Data sharing deemed critical to tracking terrorist cash
A panel of federal officials on Wednesday told a House subcommittee that information sharing is critical to the reduction of funding to terrorists and said improvements have been made in the area since the terrorist attacks on the United States two years ago.
But an FBI official said law enforcement needs further powers to conduct electronic surveillance and other activities through an extension of a major anti-terrorism law now being sought by the Bush administration.
"We need the tools," John Pistole, assistant director of the FBI counter-terrorism division, told the House Financial Services Oversight and Investigations Subcommittee. "We would like to have additional tools [such as] we have for ordinary criminal acts."
He gave an example of agents being unable to obtain a hotel-registration list without a subpoena, which in one recent case it could not obtain at the time of a midnight investigation. The information would have been checked against FBI records and with the foreign intelligence service, he said.
House Financial Services Committee Chairman Michael Oxley, R-Ohio, engaged Pistole in an exchange about the need to renew the so-called USA PATRIOT Act. Oxley supports the act, and Pistole agreed with him that the statute has helped law enforcers share information.
Anthony Wayne, assistant secretary of State for economic and business affairs, said diplomatic initiatives are being developed to get other governments to conduct audits and investigations, exchange information on records, and cooperate with law enforcement and intelligence efforts.
Marcy Forman, deputy assistant director of the financial investigations division in the Homeland Security Department's Bureau of Immigration and Customs Enforcement, said terrorist-related cyber-crime investigations are underway. The bureau's Virginia-based cyber-crime unit is developing several legal cases targeting Web sites that solicit funding for terrorists, she said.
David Aufhauser, general counsel at the Treasury Department, said 320 individuals and entities are publicly designated as terrorists or terrorist supporters by the United States, and nearly $140 million has been frozen since the Sept. 11, 2001, attacks.

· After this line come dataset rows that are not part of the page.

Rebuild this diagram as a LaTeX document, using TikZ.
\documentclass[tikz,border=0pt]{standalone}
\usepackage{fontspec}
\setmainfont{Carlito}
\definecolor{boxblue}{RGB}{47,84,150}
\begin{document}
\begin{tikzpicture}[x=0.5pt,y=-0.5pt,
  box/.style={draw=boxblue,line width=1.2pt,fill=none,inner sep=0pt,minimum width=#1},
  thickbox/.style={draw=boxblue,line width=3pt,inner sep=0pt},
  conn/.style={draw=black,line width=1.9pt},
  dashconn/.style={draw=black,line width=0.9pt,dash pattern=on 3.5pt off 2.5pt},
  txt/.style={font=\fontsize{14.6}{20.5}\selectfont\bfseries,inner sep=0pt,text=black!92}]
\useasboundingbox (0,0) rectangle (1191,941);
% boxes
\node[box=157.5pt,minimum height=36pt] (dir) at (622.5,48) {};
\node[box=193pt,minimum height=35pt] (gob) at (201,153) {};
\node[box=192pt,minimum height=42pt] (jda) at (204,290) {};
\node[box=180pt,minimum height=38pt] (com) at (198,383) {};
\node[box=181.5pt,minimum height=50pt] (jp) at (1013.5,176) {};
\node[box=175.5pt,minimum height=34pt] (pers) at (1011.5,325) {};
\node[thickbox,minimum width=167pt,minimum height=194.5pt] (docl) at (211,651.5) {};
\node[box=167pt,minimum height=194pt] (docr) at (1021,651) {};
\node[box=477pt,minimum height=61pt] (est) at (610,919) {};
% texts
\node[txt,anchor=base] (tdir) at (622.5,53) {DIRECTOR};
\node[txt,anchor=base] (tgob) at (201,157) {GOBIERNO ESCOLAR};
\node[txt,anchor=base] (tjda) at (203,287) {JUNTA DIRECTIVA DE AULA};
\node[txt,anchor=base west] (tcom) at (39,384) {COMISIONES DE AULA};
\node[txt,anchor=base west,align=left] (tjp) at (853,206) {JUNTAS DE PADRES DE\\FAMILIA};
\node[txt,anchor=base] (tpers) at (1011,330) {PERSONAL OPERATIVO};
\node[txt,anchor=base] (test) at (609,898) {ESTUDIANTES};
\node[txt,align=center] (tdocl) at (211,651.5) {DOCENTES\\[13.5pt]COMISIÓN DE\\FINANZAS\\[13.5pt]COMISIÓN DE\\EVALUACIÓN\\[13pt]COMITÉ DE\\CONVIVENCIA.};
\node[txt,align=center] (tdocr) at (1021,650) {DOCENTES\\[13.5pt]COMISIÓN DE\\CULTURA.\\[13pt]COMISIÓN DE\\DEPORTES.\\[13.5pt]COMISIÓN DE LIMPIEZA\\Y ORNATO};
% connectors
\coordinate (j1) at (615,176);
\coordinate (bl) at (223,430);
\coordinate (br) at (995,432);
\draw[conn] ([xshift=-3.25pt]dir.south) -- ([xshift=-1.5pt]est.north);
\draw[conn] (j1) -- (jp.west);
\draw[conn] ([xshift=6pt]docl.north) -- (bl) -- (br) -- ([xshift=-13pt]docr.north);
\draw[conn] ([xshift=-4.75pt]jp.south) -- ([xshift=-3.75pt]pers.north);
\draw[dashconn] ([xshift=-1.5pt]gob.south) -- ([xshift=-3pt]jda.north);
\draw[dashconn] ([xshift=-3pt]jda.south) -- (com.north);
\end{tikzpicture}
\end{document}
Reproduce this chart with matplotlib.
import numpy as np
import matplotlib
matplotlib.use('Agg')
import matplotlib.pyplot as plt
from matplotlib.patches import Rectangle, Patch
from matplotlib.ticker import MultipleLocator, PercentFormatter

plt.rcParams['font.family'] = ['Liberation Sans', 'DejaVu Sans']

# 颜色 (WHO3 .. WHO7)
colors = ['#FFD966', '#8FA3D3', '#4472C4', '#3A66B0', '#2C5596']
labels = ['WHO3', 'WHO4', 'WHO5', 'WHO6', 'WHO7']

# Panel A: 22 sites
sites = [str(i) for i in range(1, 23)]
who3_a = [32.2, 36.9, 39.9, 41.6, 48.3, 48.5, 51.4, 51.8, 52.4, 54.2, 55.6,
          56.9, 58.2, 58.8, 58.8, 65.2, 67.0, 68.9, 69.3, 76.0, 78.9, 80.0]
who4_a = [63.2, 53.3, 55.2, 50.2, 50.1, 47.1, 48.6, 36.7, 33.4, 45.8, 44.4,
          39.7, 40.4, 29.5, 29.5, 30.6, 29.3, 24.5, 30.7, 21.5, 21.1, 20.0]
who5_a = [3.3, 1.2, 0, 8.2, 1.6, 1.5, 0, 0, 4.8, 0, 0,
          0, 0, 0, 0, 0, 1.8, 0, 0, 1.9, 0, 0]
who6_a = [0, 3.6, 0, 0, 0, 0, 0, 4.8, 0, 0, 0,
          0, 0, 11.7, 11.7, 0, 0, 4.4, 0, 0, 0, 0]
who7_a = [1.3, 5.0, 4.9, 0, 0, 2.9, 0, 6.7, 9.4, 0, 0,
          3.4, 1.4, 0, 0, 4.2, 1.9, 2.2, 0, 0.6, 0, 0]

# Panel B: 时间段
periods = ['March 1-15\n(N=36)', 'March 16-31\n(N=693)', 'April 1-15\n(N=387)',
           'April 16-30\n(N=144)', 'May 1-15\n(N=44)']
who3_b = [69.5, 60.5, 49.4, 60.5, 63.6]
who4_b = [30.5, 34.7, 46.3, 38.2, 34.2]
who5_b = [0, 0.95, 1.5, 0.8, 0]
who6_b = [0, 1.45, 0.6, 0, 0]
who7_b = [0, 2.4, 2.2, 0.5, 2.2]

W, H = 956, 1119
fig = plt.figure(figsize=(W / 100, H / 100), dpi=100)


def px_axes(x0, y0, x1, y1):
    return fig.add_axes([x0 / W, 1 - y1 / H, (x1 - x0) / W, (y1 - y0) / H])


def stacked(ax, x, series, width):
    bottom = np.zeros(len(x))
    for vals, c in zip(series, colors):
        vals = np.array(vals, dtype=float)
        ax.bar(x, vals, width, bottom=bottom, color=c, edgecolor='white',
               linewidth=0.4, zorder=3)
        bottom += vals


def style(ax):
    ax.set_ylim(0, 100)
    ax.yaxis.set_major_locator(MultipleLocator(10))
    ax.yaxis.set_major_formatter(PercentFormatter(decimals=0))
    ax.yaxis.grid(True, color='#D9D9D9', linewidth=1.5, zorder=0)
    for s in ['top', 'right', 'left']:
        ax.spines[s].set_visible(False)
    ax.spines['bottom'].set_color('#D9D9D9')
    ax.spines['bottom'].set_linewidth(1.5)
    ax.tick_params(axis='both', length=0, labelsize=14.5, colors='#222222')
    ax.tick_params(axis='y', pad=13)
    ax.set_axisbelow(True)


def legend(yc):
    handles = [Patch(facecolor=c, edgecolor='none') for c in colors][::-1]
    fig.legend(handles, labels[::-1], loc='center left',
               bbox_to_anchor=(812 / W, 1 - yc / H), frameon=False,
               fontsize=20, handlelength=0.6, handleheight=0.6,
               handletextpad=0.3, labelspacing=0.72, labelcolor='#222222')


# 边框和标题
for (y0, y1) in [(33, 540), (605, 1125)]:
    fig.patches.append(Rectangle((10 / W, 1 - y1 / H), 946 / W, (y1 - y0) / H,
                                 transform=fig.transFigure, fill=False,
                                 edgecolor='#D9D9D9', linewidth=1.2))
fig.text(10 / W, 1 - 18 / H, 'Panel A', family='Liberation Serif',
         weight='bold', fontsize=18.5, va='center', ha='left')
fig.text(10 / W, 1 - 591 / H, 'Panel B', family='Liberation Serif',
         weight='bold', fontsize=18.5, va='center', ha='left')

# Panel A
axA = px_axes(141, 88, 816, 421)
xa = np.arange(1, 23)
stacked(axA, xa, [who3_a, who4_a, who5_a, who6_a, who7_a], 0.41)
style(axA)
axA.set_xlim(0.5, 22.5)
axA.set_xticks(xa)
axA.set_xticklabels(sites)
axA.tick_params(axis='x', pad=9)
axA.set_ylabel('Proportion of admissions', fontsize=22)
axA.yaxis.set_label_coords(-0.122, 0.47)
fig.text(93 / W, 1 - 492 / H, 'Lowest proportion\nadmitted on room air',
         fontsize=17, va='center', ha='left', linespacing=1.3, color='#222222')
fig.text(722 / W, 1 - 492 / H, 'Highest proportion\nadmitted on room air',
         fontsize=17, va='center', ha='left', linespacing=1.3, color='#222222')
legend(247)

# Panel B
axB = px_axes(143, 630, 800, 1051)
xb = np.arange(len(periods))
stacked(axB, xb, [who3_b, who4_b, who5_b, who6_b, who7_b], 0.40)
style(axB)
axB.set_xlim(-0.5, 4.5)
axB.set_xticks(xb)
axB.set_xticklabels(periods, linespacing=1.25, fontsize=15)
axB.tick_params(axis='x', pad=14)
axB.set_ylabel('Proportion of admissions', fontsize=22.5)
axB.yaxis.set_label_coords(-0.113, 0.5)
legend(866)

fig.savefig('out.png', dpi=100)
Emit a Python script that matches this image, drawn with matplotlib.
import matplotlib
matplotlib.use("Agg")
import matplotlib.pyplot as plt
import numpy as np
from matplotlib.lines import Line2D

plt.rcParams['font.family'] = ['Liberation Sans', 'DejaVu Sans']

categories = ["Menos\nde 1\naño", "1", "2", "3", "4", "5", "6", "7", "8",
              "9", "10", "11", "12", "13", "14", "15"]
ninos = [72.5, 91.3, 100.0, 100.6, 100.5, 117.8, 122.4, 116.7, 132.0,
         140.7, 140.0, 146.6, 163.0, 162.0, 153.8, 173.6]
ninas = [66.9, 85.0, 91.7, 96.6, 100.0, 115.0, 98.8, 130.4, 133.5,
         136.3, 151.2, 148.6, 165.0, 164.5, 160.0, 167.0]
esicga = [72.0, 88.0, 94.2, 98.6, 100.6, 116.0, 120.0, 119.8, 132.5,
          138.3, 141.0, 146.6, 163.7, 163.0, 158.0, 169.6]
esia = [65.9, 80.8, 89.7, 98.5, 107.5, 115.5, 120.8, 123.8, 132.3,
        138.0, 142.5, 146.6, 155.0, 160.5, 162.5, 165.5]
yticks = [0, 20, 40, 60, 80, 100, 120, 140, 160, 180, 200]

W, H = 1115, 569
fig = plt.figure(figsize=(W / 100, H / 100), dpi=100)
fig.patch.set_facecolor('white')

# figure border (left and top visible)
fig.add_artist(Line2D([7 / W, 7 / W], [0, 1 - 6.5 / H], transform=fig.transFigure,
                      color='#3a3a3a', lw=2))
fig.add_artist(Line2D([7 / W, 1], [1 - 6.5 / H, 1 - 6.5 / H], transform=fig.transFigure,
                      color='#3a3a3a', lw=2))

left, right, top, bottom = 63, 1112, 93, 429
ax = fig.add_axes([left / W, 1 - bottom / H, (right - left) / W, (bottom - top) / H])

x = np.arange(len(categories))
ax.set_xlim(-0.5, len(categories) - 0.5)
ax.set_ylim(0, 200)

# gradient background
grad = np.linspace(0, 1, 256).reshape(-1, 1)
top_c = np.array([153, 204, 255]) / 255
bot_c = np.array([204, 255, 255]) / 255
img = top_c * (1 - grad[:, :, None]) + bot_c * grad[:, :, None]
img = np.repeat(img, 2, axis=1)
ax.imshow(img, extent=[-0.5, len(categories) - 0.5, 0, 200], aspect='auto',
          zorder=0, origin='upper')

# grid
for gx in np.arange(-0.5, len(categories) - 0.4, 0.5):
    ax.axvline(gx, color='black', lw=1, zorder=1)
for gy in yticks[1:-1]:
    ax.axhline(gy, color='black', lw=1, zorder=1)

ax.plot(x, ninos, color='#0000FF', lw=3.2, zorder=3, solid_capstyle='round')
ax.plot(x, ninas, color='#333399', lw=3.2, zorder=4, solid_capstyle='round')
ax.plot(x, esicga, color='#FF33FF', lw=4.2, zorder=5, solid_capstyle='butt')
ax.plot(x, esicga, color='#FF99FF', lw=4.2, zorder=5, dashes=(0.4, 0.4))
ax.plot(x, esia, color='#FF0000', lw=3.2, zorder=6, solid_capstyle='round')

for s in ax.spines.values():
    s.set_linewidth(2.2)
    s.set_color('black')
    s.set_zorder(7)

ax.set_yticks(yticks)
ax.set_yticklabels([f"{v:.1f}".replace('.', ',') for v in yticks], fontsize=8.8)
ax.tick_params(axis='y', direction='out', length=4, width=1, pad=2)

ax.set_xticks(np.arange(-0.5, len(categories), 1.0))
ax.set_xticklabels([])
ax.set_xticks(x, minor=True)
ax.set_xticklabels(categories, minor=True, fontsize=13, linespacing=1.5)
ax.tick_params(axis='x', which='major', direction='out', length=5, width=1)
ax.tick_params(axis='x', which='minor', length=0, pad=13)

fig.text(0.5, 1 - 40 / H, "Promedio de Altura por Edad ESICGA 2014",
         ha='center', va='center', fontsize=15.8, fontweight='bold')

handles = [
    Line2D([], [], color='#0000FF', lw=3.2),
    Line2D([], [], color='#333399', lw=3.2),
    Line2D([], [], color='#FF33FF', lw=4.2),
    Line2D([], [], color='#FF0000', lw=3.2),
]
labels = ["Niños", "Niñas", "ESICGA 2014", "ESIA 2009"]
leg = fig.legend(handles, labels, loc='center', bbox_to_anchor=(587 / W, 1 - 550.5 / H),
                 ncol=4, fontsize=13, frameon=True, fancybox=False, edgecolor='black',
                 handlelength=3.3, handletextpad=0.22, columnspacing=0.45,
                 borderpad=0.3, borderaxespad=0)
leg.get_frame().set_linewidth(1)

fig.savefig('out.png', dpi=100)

Aufhauser chairs the interagency policy committee on terrorist financing, which reports to the National Security Council's deputy level on sensitive issues. He called the committee the "switching station" for the government's terrorist-financing strategy and said the group meets every Wednesday in the White House situation room.
"Nothing is more tragically ironic than the liberal use made by our enemies of our technologically advanced, borderless financial world," Aufhauser said. He is leaving Treasury in mid-October and has not decided where he will go next, he said.
On another front, officials agreed that most funding for Hamas, also known as the Islamic Resistance Movement, goes toward social services. But Pistole asserted in his testimony that funding for Hamas that goes for social concerns frees other funding for terrorist activities.
When Subcommittee Chairwoman Sue Kelly, R-N.Y., pressed him on the source of that assertion, Pistole hedged. "It's kind of a roundabout answer, to say I have some information but there's a lot more out there," he said.